Companies also need road use agreements in order to construct a turbine or other type of project which can make or break a project because if the company cannot reach the land they need to build by road, the project cannot be started nor completed.
A large survey done from 2019 through to 2021 has yielded some interesting results.
Pawsey and Chief Administrative Officer (CAO) Michael Simpson shared the sentiment that they have listened to taxpayers through this in-depth survey.
For example, turbine setbacks from a residence were at 750 metres but have now been returned to 1,000 metres.
In regards to the Fetaz’s comments about not being a compliant hearing, CAO Simpson shared that the hearing was fully statutory and they did their due diligence.
Council adjourned the public hearing and will be reviewing the results of it in discussions, come the next meeting on May 4.
Second and third reading may take place as well to solidify the bylaw based on this conversation.
The county hired HM Aero Aviation Consulting (HM Aero) beginning last fall to dive further into regulations and issues the current outdated land use bylaw has regarding aerodromes to ensure a compliant land use bylaw.

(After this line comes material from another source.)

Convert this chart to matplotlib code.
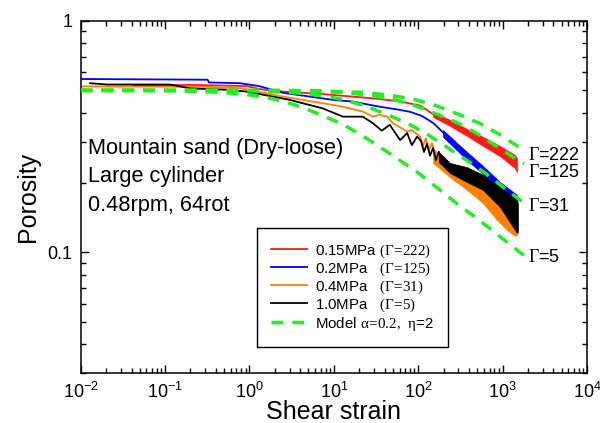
import matplotlib.pyplot as plt
from matplotlib.ticker import NullFormatter

plt.rcParams['font.family'] = 'Liberation Sans'
plt.rcParams['mathtext.fontset'] = 'custom'
plt.rcParams['mathtext.rm'] = 'Liberation Sans'
plt.rcParams['mathtext.sf'] = 'Liberation Serif'

# ---- measured curves (shear strain, porosity) ----
red_g = [0.042, 0.2, 0.93, 1.3, 2.5, 6.8, 29, 61, 105, 150, 238, 378, 585, 930, 1400, 1480]
red_p = [0.525, 0.528, 0.522, 0.507, 0.494, 0.483, 0.462, 0.448, 0.430, 0.395, 0.362, 0.329, 0.301, 0.274, 0.247, 0.238]
red_band_g = [150, 238, 378, 585, 930, 1400, 1480]
red_band_hi = [0.404, 0.373, 0.341, 0.315, 0.288, 0.263, 0.255]
red_band_lo = [0.384, 0.351, 0.318, 0.288, 0.260, 0.231, 0.222]

blue_g = [0.01, 0.32, 0.33, 0.77, 1.3, 2.5, 9.8, 17, 35, 56, 80, 110, 150, 197, 258, 339, 446, 569, 708, 930, 1220, 1480]
blue_p = [0.560, 0.556, 0.541, 0.537, 0.522, 0.488, 0.455, 0.447, 0.425, 0.414, 0.404, 0.388, 0.362, 0.329, 0.299, 0.276, 0.250, 0.227, 0.211, 0.195, 0.180, 0.171]
blue_band_g = [197, 378, 585, 930, 1480]
blue_band_hi = [0.337, 0.271, 0.236, 0.201, 0.177]
blue_band_lo = [0.315, 0.250, 0.218, 0.190, 0.165]

orange_g = [0.01, 0.3, 0.77, 2.5, 7.4, 12.8, 22, 29, 35, 43, 50, 74, 84, 105, 114, 123, 134, 145, 150]
orange_p = [0.520, 0.518, 0.511, 0.470, 0.440, 0.425, 0.405, 0.385, 0.392, 0.385, 0.361, 0.332, 0.337, 0.316, 0.288, 0.311, 0.276, 0.296, 0.285]
orange_band_g = [150, 238, 378, 585, 857, 1125, 1400, 1480]
orange_band_hi = [0.280, 0.240, 0.222, 0.201, 0.180, 0.165, 0.155, 0.152]
orange_band_lo = [0.243, 0.211, 0.186, 0.163, 0.138, 0.125, 0.118, 0.118]

black_g = [0.0129, 0.0205, 0.114, 0.2, 0.54, 0.93, 3.0, 7.4, 12.8, 22, 29, 37, 46, 61, 74, 84, 97, 108, 117, 127, 138, 150, 162, 176]
black_p = [0.537, 0.530, 0.530, 0.510, 0.503, 0.494, 0.455, 0.418, 0.385, 0.385, 0.361, 0.335, 0.355, 0.305, 0.327, 0.290, 0.316, 0.302, 0.271, 0.294, 0.261, 0.282, 0.250, 0.271]
black_band_g = [176, 238, 378, 585, 930, 1220, 1480, 1520]
black_band_hi = [0.271, 0.243, 0.233, 0.216, 0.191, 0.178, 0.168, 0.162]
black_band_lo = [0.245, 0.220, 0.201, 0.186, 0.157, 0.135, 0.121, 0.122]

# ---- model curves ----
m5_g = [0.01, 0.05, 0.15, 0.5, 1, 2, 3.5, 5, 7.5, 12.5, 20, 35, 60, 100, 180, 300, 500, 900, 1600, 1800]
m5_p = [0.500, 0.500, 0.498, 0.490, 0.478, 0.458, 0.432, 0.412, 0.388, 0.358, 0.325, 0.285, 0.250, 0.220, 0.186, 0.160, 0.140, 0.118, 0.100, 0.097]
m31_g = [0.01, 0.3, 1, 3.1, 6.2, 12.4, 21.7, 31, 46.5, 77.5, 124, 217, 372, 620, 1116, 1800]
m31_p = [0.500, 0.500, 0.498, 0.490, 0.478, 0.458, 0.432, 0.412, 0.388, 0.358, 0.325, 0.285, 0.250, 0.220, 0.186, 0.163]
m125_g = [0.01, 1.25, 3.75, 12.5, 25, 50, 87.5, 125, 187.5, 312.5, 500, 875, 1500, 1800]
m125_p = [0.500, 0.500, 0.498, 0.490, 0.478, 0.458, 0.432, 0.412, 0.388, 0.358, 0.325, 0.285, 0.250, 0.241]
m222_g = [0.01, 2.2, 6.7, 22, 44, 89, 155, 222, 333, 555, 888, 1554, 1800]
m222_p = [0.500, 0.500, 0.498, 0.490, 0.478, 0.458, 0.432, 0.412, 0.388, 0.358, 0.325, 0.285, 0.278]

gamma_labels = ['222', '125', '31', '5']
gamma_label_y = [0.262, 0.221, 0.158, 0.095]

x_ticks = [1e-2, 1e-1, 1e0, 1e1, 1e2, 1e3, 1e4]
x_ticklabels = ['$10^{-2}$', '$10^{-1}$', '$10^{0}$', '$10^{1}$', '$10^{2}$', '$10^{3}$', '$10^{4}$']

fig = plt.figure(figsize=(6, 4.23), dpi=100)
ax = fig.add_axes([0.1345, 0.1175, 0.8438, 0.8336])

red, blue, orange = '#ff1a1a', '#0000ff', '#ff8000'
green = '#22ee22'

ax.plot(red_g, red_p, color=red, lw=1.3, label='0.15MPa $\\mathsf{(Γ\\!=\\!222)}$')
ax.fill_between(red_band_g, red_band_lo, red_band_hi, color=red, lw=0.5)
ax.plot(blue_g, blue_p, color=blue, lw=1.3, label='0.2MPa   $\\mathsf{(Γ\\!=\\!125)}$')
ax.fill_between(blue_band_g, blue_band_lo, blue_band_hi, color=blue, lw=0.5)
ax.plot(orange_g, orange_p, color=orange, lw=1.3, label='0.4MPa   $\\mathsf{(Γ\\!=\\!31)}$')
ax.fill_between(orange_band_g, orange_band_lo, orange_band_hi, color=orange, lw=0.5)
ax.plot(black_g, black_p, color='black', lw=1.3, label='1.0MPa   $\\mathsf{(Γ\\!=\\!5)}$')
ax.fill_between(black_band_g, black_band_lo, black_band_hi, color='black', lw=0.5)

dash = (0, (3.4, 2.6))
ax.plot(m222_g, m222_p, color=green, lw=2.5, ls=dash, zorder=5, label='Model $\\mathsf{α\\!=\\!0.2,\\ η}$=2')
ax.plot(m125_g, m125_p, color=green, lw=2.5, ls=dash, zorder=5)
ax.plot(m31_g, m31_p, color=green, lw=2.5, ls=dash, zorder=5)
ax.plot(m5_g, m5_p, color=green, lw=2.5, ls=dash, zorder=5)

for lab, yy in zip(gamma_labels, gamma_label_y):
    ax.text(2000, yy, '$\\mathsf{Γ}$=' + lab, fontsize=13, va='center', ha='left')

ax.text(0.0145, 0.557, 'Mountain sand (Dry-loose)\nLarge cylinder\n0.48rpm, 64rot',
        transform=ax.transAxes, fontsize=15.7, va='center', ha='left', linespacing=1.45)

ax.set_xscale('log')
ax.set_yscale('log')
ax.set_xlim(0.01, 1e4)
ax.set_ylim(0.03, 1)
ax.set_xticks(x_ticks, x_ticklabels)
ax.set_yticks([0.1, 1], ['0.1', '1'])
ax.yaxis.set_minor_formatter(NullFormatter())
ax.xaxis.set_minor_formatter(NullFormatter())
ax.tick_params(which='both', direction='in', top=True, right=True, labelsize=13, width=1, pad=6)
ax.tick_params(which='major', length=6)
ax.tick_params(which='minor', length=3.5)
for s in ax.spines.values():
    s.set_linewidth(1.1)

ax.set_xlabel('Shear strain', fontsize=18, labelpad=-1)
ax.set_ylabel('Porosity', fontsize=18, labelpad=5)

leg = ax.legend(loc='upper left', bbox_to_anchor=(0.348, 0.412), borderaxespad=0,
                fontsize=10.8, frameon=True, fancybox=False, edgecolor='black', framealpha=1,
                handlelength=2.4, handletextpad=0.5, labelspacing=0.05, borderpad=0.95)
leg.get_frame().set_linewidth(1.0)

fig.savefig('out.png', dpi=100)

An Aerodrome Land Use Protection Report was subsequently provided.
At the request of the county, the firm studied the treatment of aerodromes in the municipal planning system by four factors: to identify the responsibilities of municipalities in the development of new aerodromes; describing the planning obligations imposed on municipalities in the protection of aerodromes from incompatible land uses; recommending changes to the Land Use Bylaw as it addresses aeronautics; and commenting on correspondence authored by a representative of McMillan LLP.
“This report affirms that the location and siting of new aerodromes is exclusively a matter of federal jurisdiction and that in our professional opinion, municipalities are not obligated to enact planning protections around aerodromes.” explained the email from aviation planner Ben Crooks submitting the report to the CAO.
The company recommended updates to the land use bylaw that obstacle limitation surface mapping and development guidelines be prepared for both Coronation and Castor airports which will ensure that the county is well-positioned to address future development.